Forensics

Digital Forensic Analysis: Hypothetical Cases

1. ISSUE: An executive in charge of breakthrough scientific research resigns without notice. An internal forensic analysis of the executive's workplace computer reveals no evidence the executive took confidential research data. Senior management, however, requests an independant examination.

FINDINGS: Neohapsis examines the executive's workplace computer and establishes that, the day before the executive's departure, the executive formatted a writeable CD and created files on it with names and time/date stamps identical to those of the company's confidential research files. We then analyze the capture log file packets of the computer's personal firewall and establish that, immediately after the writeable CD was initialized, the company's confidential research files were downloaded.

2. ISSUE: A company sues a former employee for theft of trade secrets and the court orders the former employee to preserve all home computer information. The parties agree to an examination of the home computer by an independent and mutually acceptable computer forensics expert.

FINDINGS: Neohapsis examines the home computer and determines that, two days after issuance of the preservation order, numerous files were deleted and a wipe utility was then executed, erasing most evidence of the deleted files. However, we recover the names of the deleted files, many of which correspond to the file names of the company's trade secret data.

3. ISSUE: An employee with access to sensitive data abruptly resigns.

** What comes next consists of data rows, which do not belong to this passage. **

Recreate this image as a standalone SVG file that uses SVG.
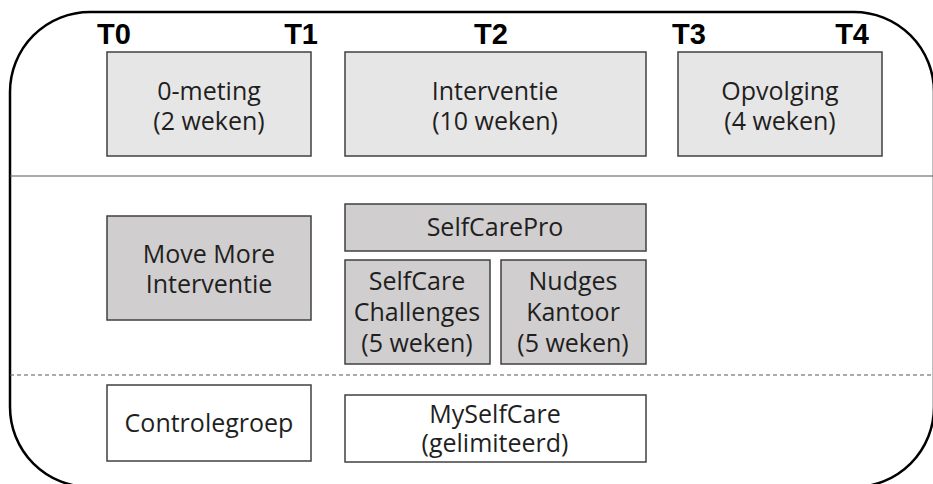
<svg xmlns="http://www.w3.org/2000/svg" width="933" height="484" viewBox="0 0 933 484">
<style>
.t{font-family:"Open Sans","Noto Sans",sans-serif;font-size:25px;fill:#1f1f1f;text-anchor:middle}
.h{font-family:"Liberation Sans",Arial,sans-serif;font-weight:bold;font-size:29px;fill:#000}
.b1{fill:#e7e6e6;stroke:#404040;stroke-width:1.5}
.b2{fill:#d0cece;stroke:#404040;stroke-width:1.5}
.b3{fill:#fff;stroke:#404040;stroke-width:1.5}
</style>
<rect width="933" height="484" fill="#fff"/>
<g id="frame">
<rect x="10" y="12" width="924" height="475" rx="80" ry="80" fill="none" stroke="#000" stroke-width="2.5"/>
<line x1="10" y1="176" x2="933" y2="176" stroke="#595959" stroke-width="1.2"/>
<line x1="10" y1="375" x2="933" y2="375" stroke="#595959" stroke-width="1.2" stroke-dasharray="4,3"/>
</g>
<g id="labels">
<text class="h" x="97" y="44">T0</text>
<text class="h" x="318" y="44" text-anchor="end">T1</text>
<text class="h" x="491" y="44" text-anchor="middle">T2</text>
<text class="h" x="672" y="44">T3</text>
<text class="h" x="869" y="44" text-anchor="end">T4</text>
</g>
<g id="n-0meting"><rect class="b1" x="107" y="52" width="204" height="104"/><text class="t" x="209" y="100">0-meting</text><text class="t" x="209" y="130">(2 weken)</text></g>
<g id="n-interventie"><rect class="b1" x="345" y="52" width="301" height="104"/><text class="t" x="495" y="100">Interventie</text><text class="t" x="495" y="130">(10 weken)</text></g>
<g id="n-opvolging"><rect class="b1" x="678" y="52" width="204" height="104"/><text class="t" x="780" y="100">Opvolging</text><text class="t" x="780" y="130">(4 weken)</text></g>
<g id="n-movemore"><rect class="b2" x="107" y="216" width="204" height="104"/><text class="t" x="209" y="263">Move More</text><text class="t" x="209" y="293">Interventie</text></g>
<g id="n-selfcarepro"><rect class="b2" x="345" y="204" width="301" height="47"/><text class="t" x="495" y="236">SelfCarePro</text></g>
<g id="n-challenges"><rect class="b2" x="345" y="260" width="145" height="104"/><text class="t" x="417" y="290">SelfCare</text><text class="t" x="417" y="321">Challenges</text><text class="t" x="417" y="352">(5 weken)</text></g>
<g id="n-nudges"><rect class="b2" x="501" y="260" width="145" height="104"/><text class="t" x="573" y="290">Nudges</text><text class="t" x="573" y="321">Kantoor</text><text class="t" x="573" y="352">(5 weken)</text></g>
<g id="n-controle"><rect class="b3" x="107" y="385" width="204" height="76"/><text class="t" x="209" y="432">Controlegroep</text></g>
<g id="n-myselfcare"><rect class="b3" x="345" y="395" width="301" height="67"/><text class="t" x="495" y="423">MySelfCare</text><text class="t" x="495" y="452">(gelimiteerd)</text></g>
</svg>
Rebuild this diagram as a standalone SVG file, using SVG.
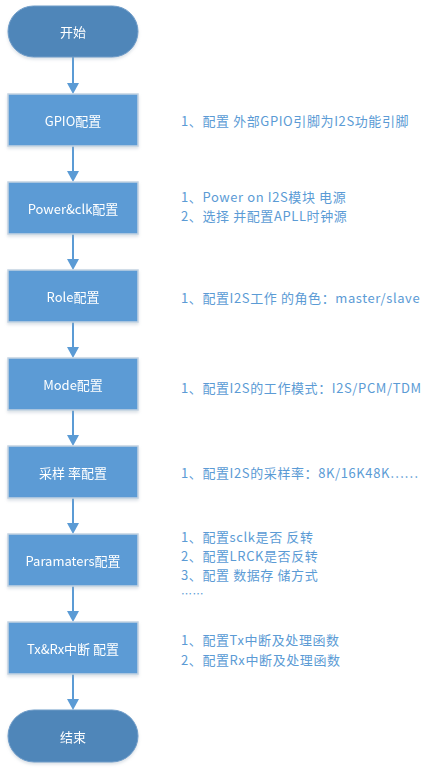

The IT department reports the employee's laptop hard drive has been completely erased with a highly sophisticated wipe utility.

FINDINGS: With no hard drive to analyze, Neohapsis reassembles packets from the company's recent network traffic logs and determines the employee had indeed downloaded numerous sensitive files.

4. ISSUE: An analyst leaves a company that utilizes complex, proprietary economic models. A routine forensic examination of the analyst's workplace computer reveals no proprietary information has been downloaded. However, within weeks, the analyst's new employer launches a competing business.

FINDINGS: Neohapsis establishes that, on the analyst's last day of employment, a high-capacity, exernal drive was attached to the analyst's workplace computer. On this external drive, a directory structure was created - identical to the directory structure of the database containing the company's proprietary economic models. During subsequent litigation, the analyst's new employer provides hash values (digital "fingerprints" unique to each file) for the files on the analyst's new workplace computer. We compare these hash values to those of the files in the former employer's proprietary database and establish that many are identical matches.

5. ISSUE: An employee arrested for child enticement claims to have engaged in no inappropriate activity at the workplace or while using corporate computer resources.

FINDINGS: Without benefit of the employee's personal ISP account passwords, Neohapsis examines the workplace computer and recovers evidence providing the employee used a personal email account to send and receive incriminating pornographic images. We also recover related instant-message remnants placing the employee at the office.

6. ISSUE: Several customers receive email messages - harshly critical of a key supplier. Although it appears the supplier's internal auditor sent the messages from a personal email account, the auditor claims to have been locked out of that email account for several days. The company's internal forensics investigators determine the messages did not originate from the auditor's computer, but actually originated from the public IP (Internet Protocal) address assigned to another employee's computer. When confronted, the employee denies involvement and alleges someone must have mimicked the IP address assigned to the employee's computer.

FINDINGS: Neohapsis examines both computers and determines the IP addresses associated with the computers have not changed in several months. Further, we recover remnants of the original emails and corresponding reply messages from the employee's computer - and none from the auditor's computer. Finally, the employee admits shoulder-surfing to obtain the auditor's personal email account password, changing the account password, and sending the critical messages.

7. ISSUE: A subordinate accuses a high-level employee of downloading and viewing pornographic images - a violation of the company policy. After the company's internal forensics investigators identify a substantial volume of pornographic images on the employee's computer, the company requests an examination by an independent forensics expert.

FINDINGS: Neohapsis discovers the system time-date setting on the computer was altered. We then establish the actual download dates and times. Finally, an examination of the company's cardkey access records reveals the download dates and times correspond to a period when the accuser was in the building, but the accused employee was not.